WORK TO BE COMPLETED: Repeat the data that follows, word for word, without the images.

DATASET CONTENT:

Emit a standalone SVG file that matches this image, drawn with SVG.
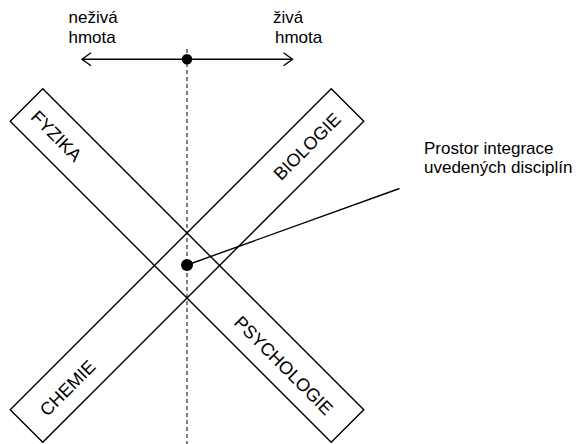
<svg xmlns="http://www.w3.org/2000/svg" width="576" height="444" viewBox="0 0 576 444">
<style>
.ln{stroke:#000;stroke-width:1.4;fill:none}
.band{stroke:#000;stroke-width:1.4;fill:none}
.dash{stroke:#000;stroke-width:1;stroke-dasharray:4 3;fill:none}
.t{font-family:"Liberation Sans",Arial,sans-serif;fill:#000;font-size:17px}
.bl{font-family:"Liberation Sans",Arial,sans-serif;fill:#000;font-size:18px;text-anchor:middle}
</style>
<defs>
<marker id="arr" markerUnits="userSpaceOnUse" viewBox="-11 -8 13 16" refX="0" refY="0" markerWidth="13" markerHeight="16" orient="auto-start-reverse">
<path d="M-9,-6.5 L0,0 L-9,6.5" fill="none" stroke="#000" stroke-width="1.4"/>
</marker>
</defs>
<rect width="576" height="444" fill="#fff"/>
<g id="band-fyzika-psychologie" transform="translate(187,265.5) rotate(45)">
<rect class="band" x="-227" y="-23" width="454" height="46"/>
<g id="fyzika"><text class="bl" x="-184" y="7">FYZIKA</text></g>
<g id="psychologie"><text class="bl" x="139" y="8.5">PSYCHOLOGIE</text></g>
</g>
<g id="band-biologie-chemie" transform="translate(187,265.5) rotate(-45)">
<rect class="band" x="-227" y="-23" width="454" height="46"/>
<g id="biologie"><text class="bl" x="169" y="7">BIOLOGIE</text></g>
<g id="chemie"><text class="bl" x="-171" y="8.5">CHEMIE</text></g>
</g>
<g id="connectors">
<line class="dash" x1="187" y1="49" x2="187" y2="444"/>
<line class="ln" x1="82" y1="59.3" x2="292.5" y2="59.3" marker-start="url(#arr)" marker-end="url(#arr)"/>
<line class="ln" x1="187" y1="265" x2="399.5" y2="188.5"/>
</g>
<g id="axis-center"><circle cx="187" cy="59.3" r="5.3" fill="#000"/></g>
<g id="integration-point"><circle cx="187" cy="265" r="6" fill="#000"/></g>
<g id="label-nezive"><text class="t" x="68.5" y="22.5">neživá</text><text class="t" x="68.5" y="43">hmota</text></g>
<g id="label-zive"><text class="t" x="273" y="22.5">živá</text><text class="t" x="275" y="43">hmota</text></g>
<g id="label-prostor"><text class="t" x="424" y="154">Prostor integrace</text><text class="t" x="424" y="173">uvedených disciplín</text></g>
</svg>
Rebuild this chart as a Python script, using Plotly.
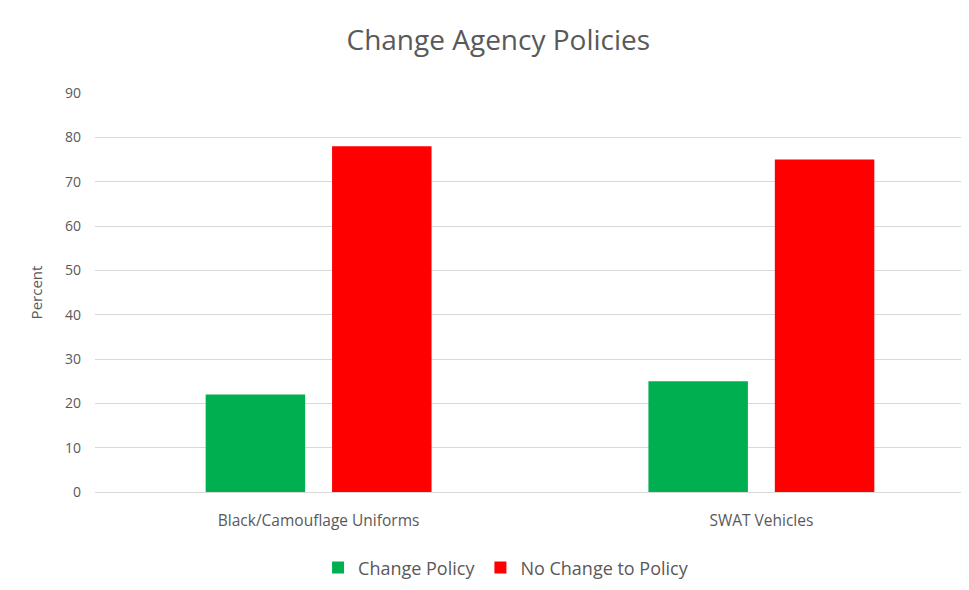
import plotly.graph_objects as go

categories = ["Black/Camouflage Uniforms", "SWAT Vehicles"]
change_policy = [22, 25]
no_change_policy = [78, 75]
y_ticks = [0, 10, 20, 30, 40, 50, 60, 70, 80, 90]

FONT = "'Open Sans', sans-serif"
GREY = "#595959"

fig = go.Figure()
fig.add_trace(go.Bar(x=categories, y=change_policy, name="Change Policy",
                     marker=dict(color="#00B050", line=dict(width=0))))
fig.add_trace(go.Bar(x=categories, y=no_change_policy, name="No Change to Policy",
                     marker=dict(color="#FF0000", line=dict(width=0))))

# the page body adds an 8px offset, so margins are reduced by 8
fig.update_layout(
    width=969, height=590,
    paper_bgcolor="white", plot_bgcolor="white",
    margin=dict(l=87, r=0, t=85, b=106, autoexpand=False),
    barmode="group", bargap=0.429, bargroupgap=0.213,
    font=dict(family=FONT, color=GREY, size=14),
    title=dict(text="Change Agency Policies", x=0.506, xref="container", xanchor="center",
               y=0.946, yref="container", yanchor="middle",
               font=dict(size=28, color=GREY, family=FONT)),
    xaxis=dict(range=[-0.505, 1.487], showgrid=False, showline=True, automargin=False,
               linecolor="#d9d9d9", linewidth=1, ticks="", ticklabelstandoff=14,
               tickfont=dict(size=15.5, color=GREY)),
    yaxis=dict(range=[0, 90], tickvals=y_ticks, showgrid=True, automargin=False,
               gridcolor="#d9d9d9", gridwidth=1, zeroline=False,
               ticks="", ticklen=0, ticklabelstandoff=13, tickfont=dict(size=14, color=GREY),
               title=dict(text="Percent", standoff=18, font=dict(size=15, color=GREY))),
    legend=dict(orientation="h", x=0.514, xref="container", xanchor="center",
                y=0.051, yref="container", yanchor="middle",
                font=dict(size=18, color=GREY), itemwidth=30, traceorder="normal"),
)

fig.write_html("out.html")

IN RESPONSE:
Emit a standalone SVG file that matches this image, drawn with SVG.
<svg xmlns="http://www.w3.org/2000/svg" width="576" height="444" viewBox="0 0 576 444">
<style>
.ln{stroke:#000;stroke-width:1.4;fill:none}
.band{stroke:#000;stroke-width:1.4;fill:none}
.dash{stroke:#000;stroke-width:1;stroke-dasharray:4 3;fill:none}
.t{font-family:"Liberation Sans",Arial,sans-serif;fill:#000;font-size:17px}
.bl{font-family:"Liberation Sans",Arial,sans-serif;fill:#000;font-size:18px;text-anchor:middle}
</style>
<defs>
<marker id="arr" markerUnits="userSpaceOnUse" viewBox="-11 -8 13 16" refX="0" refY="0" markerWidth="13" markerHeight="16" orient="auto-start-reverse">
<path d="M-9,-6.5 L0,0 L-9,6.5" fill="none" stroke="#000" stroke-width="1.4"/>
</marker>
</defs>
<rect width="576" height="444" fill="#fff"/>
<g id="band-fyzika-psychologie" transform="translate(187,265.5) rotate(45)">
<rect class="band" x="-227" y="-23" width="454" height="46"/>
<g id="fyzika"><text class="bl" x="-184" y="7">FYZIKA</text></g>
<g id="psychologie"><text class="bl" x="139" y="8.5">PSYCHOLOGIE</text></g>
</g>
<g id="band-biologie-chemie" transform="translate(187,265.5) rotate(-45)">
<rect class="band" x="-227" y="-23" width="454" height="46"/>
<g id="biologie"><text class="bl" x="169" y="7">BIOLOGIE</text></g>
<g id="chemie"><text class="bl" x="-171" y="8.5">CHEMIE</text></g>
</g>
<g id="connectors">
<line class="dash" x1="187" y1="49" x2="187" y2="444"/>
<line class="ln" x1="82" y1="59.3" x2="292.5" y2="59.3" marker-start="url(#arr)" marker-end="url(#arr)"/>
<line class="ln" x1="187" y1="265" x2="399.5" y2="188.5"/>
</g>
<g id="axis-center"><circle cx="187" cy="59.3" r="5.3" fill="#000"/></g>
<g id="integration-point"><circle cx="187" cy="265" r="6" fill="#000"/></g>
<g id="label-nezive"><text class="t" x="68.5" y="22.5">neživá</text><text class="t" x="68.5" y="43">hmota</text></g>
<g id="label-zive"><text class="t" x="273" y="22.5">živá</text><text class="t" x="275" y="43">hmota</text></g>
<g id="label-prostor"><text class="t" x="424" y="154">Prostor integrace</text><text class="t" x="424" y="173">uvedených disciplín</text></g>
</svg>
Rebuild this chart as a Python script, using Plotly.
import plotly.graph_objects as go

categories = ["Black/Camouflage Uniforms", "SWAT Vehicles"]
change_policy = [22, 25]
no_change_policy = [78, 75]
y_ticks = [0, 10, 20, 30, 40, 50, 60, 70, 80, 90]

FONT = "'Open Sans', sans-serif"
GREY = "#595959"

fig = go.Figure()
fig.add_trace(go.Bar(x=categories, y=change_policy, name="Change Policy",
                     marker=dict(color="#00B050", line=dict(width=0))))
fig.add_trace(go.Bar(x=categories, y=no_change_policy, name="No Change to Policy",
                     marker=dict(color="#FF0000", line=dict(width=0))))

# the page body adds an 8px offset, so margins are reduced by 8
fig.update_layout(
    width=969, height=590,
    paper_bgcolor="white", plot_bgcolor="white",
    margin=dict(l=87, r=0, t=85, b=106, autoexpand=False),
    barmode="group", bargap=0.429, bargroupgap=0.213,
    font=dict(family=FONT, color=GREY, size=14),
    title=dict(text="Change Agency Policies", x=0.506, xref="container", xanchor="center",
               y=0.946, yref="container", yanchor="middle",
               font=dict(size=28, color=GREY, family=FONT)),
    xaxis=dict(range=[-0.505, 1.487], showgrid=False, showline=True, automargin=False,
               linecolor="#d9d9d9", linewidth=1, ticks="", ticklabelstandoff=14,
               tickfont=dict(size=15.5, color=GREY)),
    yaxis=dict(range=[0, 90], tickvals=y_ticks, showgrid=True, automargin=False,
               gridcolor="#d9d9d9", gridwidth=1, zeroline=False,
               ticks="", ticklen=0, ticklabelstandoff=13, tickfont=dict(size=14, color=GREY),
               title=dict(text="Percent", standoff=18, font=dict(size=15, color=GREY))),
    legend=dict(orientation="h", x=0.514, xref="container", xanchor="center",
                y=0.051, yref="container", yanchor="middle",
                font=dict(size=18, color=GREY), itemwidth=30, traceorder="normal"),
)

fig.write_html("out.html")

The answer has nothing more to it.